Goede moeders trekken hun kinderen de keuken in om ze te leren hoe je een roe maakt voor sauzen, hoe je aardappels kookt, vlees braadt, pudding maakt. In reclamefilmpjes zie je moeders altijd zo zorgzaam en geduldig bezig met hun kind. Echte moeders zoals ik doen dat anders. Mijn zoon is nu ver in de twintig, runt samen met zijn vriendin een eigen tweepersoonshuishoudentje, en komt niet veel verder dan pasta.
Rode bieten uit een potje kookte hij laatst tot moes en worteltjes wast hij pas als ze geschrapt én geschaafd zijn. Mijn keukenhart doet er zeer van. “Mijn schuld, ik heb jullie niets geleerd’, trek ik het boetekleed aan. “Dat klopt”, stemt mijn dochter hardvochtig in. Laatst stond ze appeltaart te bakken met een vriendin. “Ik heb de appels geschild en de reepjes deeg gesneden”, meldt mijn nazaat trots. Verder reikt haar kennis van appeltaart niet.
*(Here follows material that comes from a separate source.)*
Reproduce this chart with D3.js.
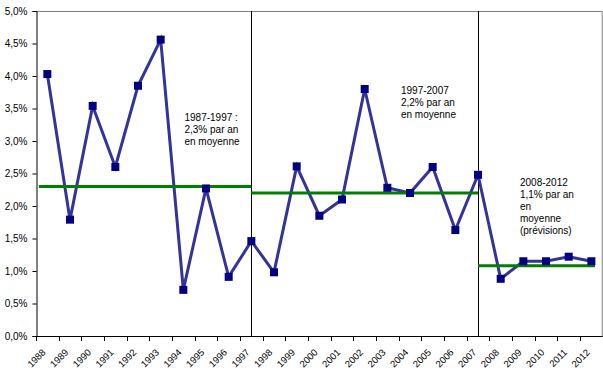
<!DOCTYPE html>
<html>
<head>
<meta charset="utf-8">
<script src="https://cdn.jsdelivr.net/npm/d3@7"></script>
<style>
  body { margin: 0; background: #fff; }
  text { font-family: "Liberation Sans", Arial, sans-serif; }
</style>
</head>
<body>
<div id="chart"></div>
<script>
// annual growth, %
const years = d3.range(1988, 2013);
const growth = [4.03, 1.79, 3.54, 2.60, 3.85, 4.56, 0.71, 2.27, 0.91, 1.46,
                0.98, 2.61, 1.85, 2.10, 3.80, 2.28, 2.20, 2.60, 1.63, 2.48,
                0.88, 1.15, 1.15, 1.22, 1.15];
// period averages (start year, end year, value)
const avgFrom = [1987.63, 1997, 2007];
const avgTo = [1997, 2007, 2012.16];
const avgValue = [2.3, 2.2, 1.08];
// period breaks
const breaks = [1997, 2007];
const yTicks = d3.range(0, 5.01, 0.5);
const notes = [
  {lines: ["1987-1997 :", "2,3% par an", "en moyenne"], year: 1994.05, v: 3.31},
  {lines: ["1997-2007", "2,2% par an", "en moyenne"], year: 2003.6, v: 3.72},
  {lines: ["2008-2012", "1,1% par an", "en", "moyenne", "(prévisions)"], year: 2008.85, v: 2.31}
];

const W = 603, H = 375;
const plot = {left: 36, right: 602.7, top: 11, bottom: 336};

const svg = d3.select("#chart").append("svg")
    .attr("width", W).attr("height", H);

const x = d3.scaleLinear().domain([1987.5, 2012.5]).range([plot.left, plot.right]);
const y = d3.scaleLinear().domain([0, 5]).range([plot.bottom, plot.top]);

// plot area border (top / right)
svg.append("path")
    .attr("d", `M${plot.left},${plot.top + 0.5}H${plot.right - 0.5}V${plot.bottom}`)
    .attr("fill", "none")
    .attr("stroke", "#808080")
    .attr("stroke-width", 1);

// period separators
svg.append("g").selectAll("line").data(breaks).enter().append("line")
    .attr("x1", d => Math.round(x(d)) + 0.5)
    .attr("x2", d => Math.round(x(d)) + 0.5)
    .attr("y1", plot.top)
    .attr("y2", plot.bottom)
    .attr("stroke", "black");

// y axis
const yAxis = svg.append("g")
    .attr("transform", `translate(${plot.left + 0.5},0)`)
    .call(d3.axisLeft(y).tickValues(yTicks).tickSize(4).tickPadding(5)
        .tickFormat(d => d.toFixed(1).replace(".", ",") + "%"));
yAxis.select(".domain").attr("stroke", "black");
yAxis.selectAll("text").attr("font-size", 10).attr("fill", "black");

// x axis: ticks at category boundaries
svg.append("line")
    .attr("x1", plot.left).attr("x2", plot.right)
    .attr("y1", plot.bottom + 0.5).attr("y2", plot.bottom + 0.5)
    .attr("stroke", "black");
svg.append("g").selectAll("line").data(d3.range(1987.5, 2013, 1)).enter().append("line")
    .attr("x1", d => Math.round(x(d)) + 0.5)
    .attr("x2", d => Math.round(x(d)) + 0.5)
    .attr("y1", plot.bottom)
    .attr("y2", plot.bottom + 5)
    .attr("stroke", "black");
svg.append("g").selectAll("text").data(years).enter().append("text")
    .attr("transform", d => `translate(${x(d) - 1},${plot.bottom + 17}) rotate(-45)`)
    .attr("text-anchor", "end")
    .attr("font-size", 9.5)
    .attr("fill", "black")
    .text(d => d);

// growth line
const line = d3.line().x((d, i) => x(years[i])).y(d => y(d));
svg.append("path")
    .datum(growth)
    .attr("d", line)
    .attr("fill", "none")
    .attr("stroke", "#333399")
    .attr("stroke-width", 3);

// averages
svg.append("g").selectAll("line").data(avgValue).enter().append("line")
    .attr("x1", (d, i) => x(avgFrom[i]))
    .attr("x2", (d, i) => x(avgTo[i]))
    .attr("y1", d => y(d))
    .attr("y2", d => y(d))
    .attr("stroke", "#008000")
    .attr("stroke-width", 3);

// markers
svg.append("g").selectAll("rect").data(growth).enter().append("rect")
    .attr("x", (d, i) => x(years[i]) - 4)
    .attr("y", d => y(d) - 4)
    .attr("width", 8)
    .attr("height", 8)
    .attr("fill", "#000080");

// annotations
notes.forEach(n => {
    svg.append("text")
        .attr("x", x(n.year))
        .attr("y", y(n.v))
        .attr("font-size", 10)
        .attr("fill", "black")
        .selectAll("tspan").data(n.lines).enter().append("tspan")
        .attr("x", x(n.year))
        .attr("dy", (d, i) => i ? 12 : 0)
        .text(d => d);
});
</script>
</body>
</html>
Ik was te druk en te ongeduldig, toen mijn kinderen jonger waren. Bovendien kan ik, nog steeds, niemand velen in de keuken. Ik ben zo’n keukenheks die erop los rammelt met potten en pannen, drie dingen tegelijk doet en de regie voor geen meter uit handen kan geven.
Toch hebben we wel genoten, toen de kinderen klein waren. Mijn dochter stak genoeglijk haar hele hoofd in de beslagkom van de ananaspudding, om al likkend geen spoortje te missen. En op vrijdagavond doken we met een stuk zelfgemaakte bananentaart in de bank voor de Henny Huisman playbackshow. De lucht van de gebakken taartbodem nog om ons heen.
Vanavond ga ik bij mijn zoon eten. Pasta, vrees ik.